→ **Exercise task**:
Give a verbatim copy of the lines below, minus the pictures.

→ **Listed entries**:
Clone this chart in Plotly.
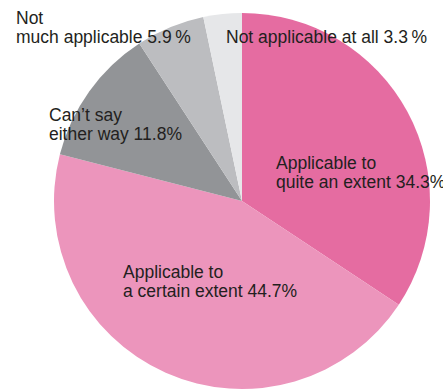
import plotly.graph_objects as go

categories = ["Applicable to quite an extent", "Applicable to a certain extent",
              "Can't say either way", "Not much applicable", "Not applicable at all"]
values = [34.3, 44.7, 11.8, 5.9, 3.3]
colors = ["#E56CA1", "#EC95BC", "#929497", "#BCBDC0", "#E6E7E9"]

label_lines = [
    ["Applicable to", "quite an extent 34.3%"],
    ["Applicable to", "a certain extent 44.7%"],
    ["Can\u2019t say", "either way 11.8%"],
    ["Not", "much applicable 5.9\u2009%"],
    ["Not applicable at all 3.3\u2009%"],
]
# label anchor positions in pixels (left x, centre y of first line)
label_pos = [(274, 163), (121, 272), (47, 115), (14, 18), (224, 37)]

W, H = 443, 390
fig = go.Figure(go.Pie(
    labels=categories, values=values, sort=False, direction="clockwise",
    rotation=0, marker=dict(colors=colors, line=dict(width=0)),
    textinfo="none", hoverinfo="label+percent",
    domain=dict(x=[53 / W, 431 / W], y=[1 - 389 / H, 1 - 13 / H]),
    showlegend=False,
))

annotations = []
for lines, (px, py) in zip(label_lines, label_pos):
    for i, line in enumerate(lines):
        annotations.append(dict(
            text=line, x=px / W, y=1 - (py + i * 18.5) / H, xref="paper", yref="paper",
            xanchor="left", yanchor="middle", showarrow=False,
            font=dict(family="Liberation Sans, Arial, sans-serif", size=17.5, color="#231F20"),
        ))

fig.update_layout(
    width=W, height=H, margin=dict(l=0, r=0, t=0, b=0),
    paper_bgcolor="white", plot_bgcolor="white", annotations=annotations,
)
fig.write_html("out.html", config={"displayModeBar": False},
               post_script="document.body.style.margin='0';")
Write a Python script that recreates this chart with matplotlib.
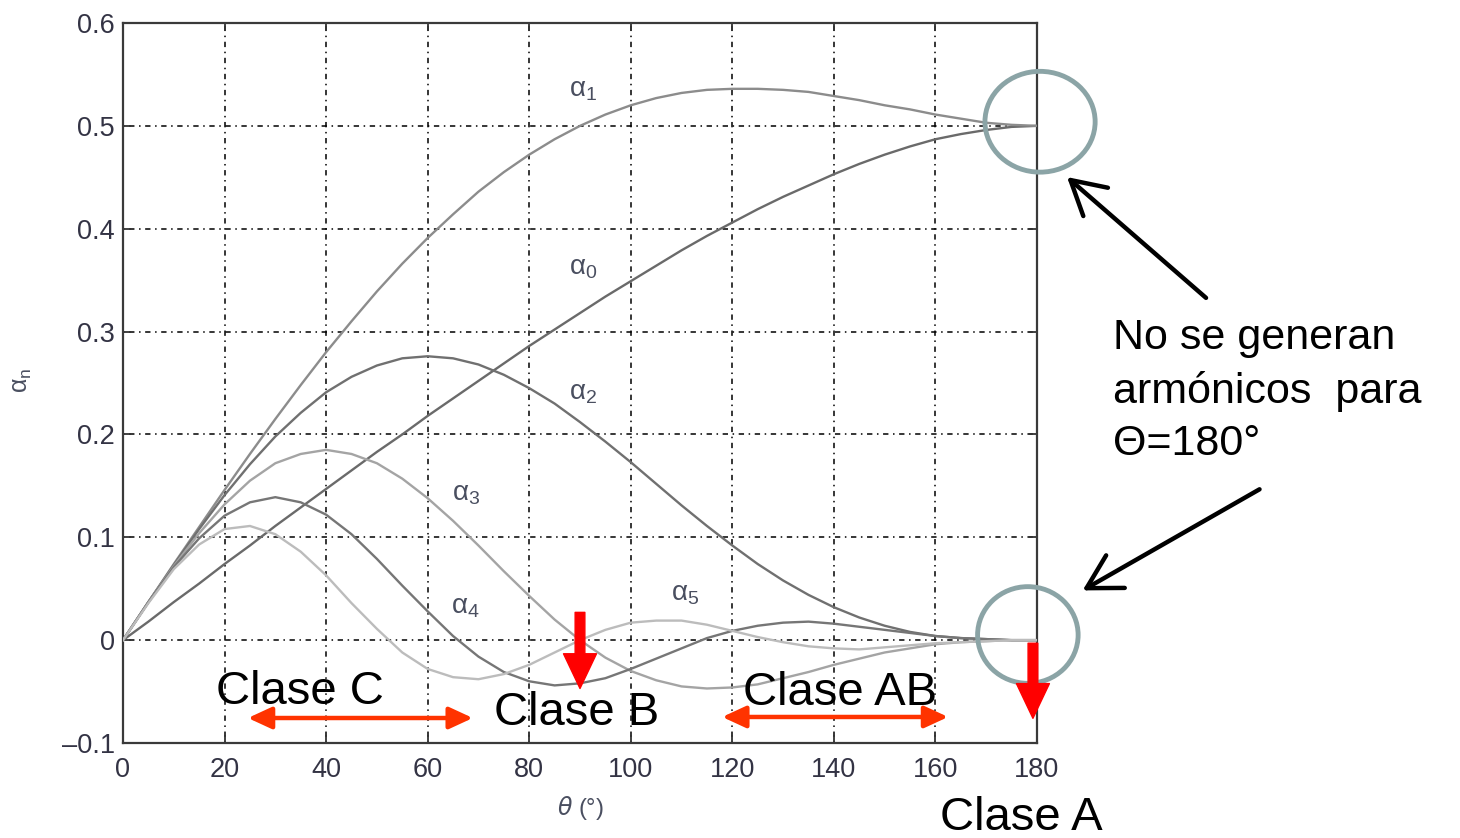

→ **Output for this task**:
Clone this chart in Plotly.
import plotly.graph_objects as go

categories = ["Applicable to quite an extent", "Applicable to a certain extent",
              "Can't say either way", "Not much applicable", "Not applicable at all"]
values = [34.3, 44.7, 11.8, 5.9, 3.3]
colors = ["#E56CA1", "#EC95BC", "#929497", "#BCBDC0", "#E6E7E9"]

label_lines = [
    ["Applicable to", "quite an extent 34.3%"],
    ["Applicable to", "a certain extent 44.7%"],
    ["Can\u2019t say", "either way 11.8%"],
    ["Not", "much applicable 5.9\u2009%"],
    ["Not applicable at all 3.3\u2009%"],
]
# label anchor positions in pixels (left x, centre y of first line)
label_pos = [(274, 163), (121, 272), (47, 115), (14, 18), (224, 37)]

W, H = 443, 390
fig = go.Figure(go.Pie(
    labels=categories, values=values, sort=False, direction="clockwise",
    rotation=0, marker=dict(colors=colors, line=dict(width=0)),
    textinfo="none", hoverinfo="label+percent",
    domain=dict(x=[53 / W, 431 / W], y=[1 - 389 / H, 1 - 13 / H]),
    showlegend=False,
))

annotations = []
for lines, (px, py) in zip(label_lines, label_pos):
    for i, line in enumerate(lines):
        annotations.append(dict(
            text=line, x=px / W, y=1 - (py + i * 18.5) / H, xref="paper", yref="paper",
            xanchor="left", yanchor="middle", showarrow=False,
            font=dict(family="Liberation Sans, Arial, sans-serif", size=17.5, color="#231F20"),
        ))

fig.update_layout(
    width=W, height=H, margin=dict(l=0, r=0, t=0, b=0),
    paper_bgcolor="white", plot_bgcolor="white", annotations=annotations,
)
fig.write_html("out.html", config={"displayModeBar": False},
               post_script="document.body.style.margin='0';")
Write a Python script that recreates this chart with matplotlib.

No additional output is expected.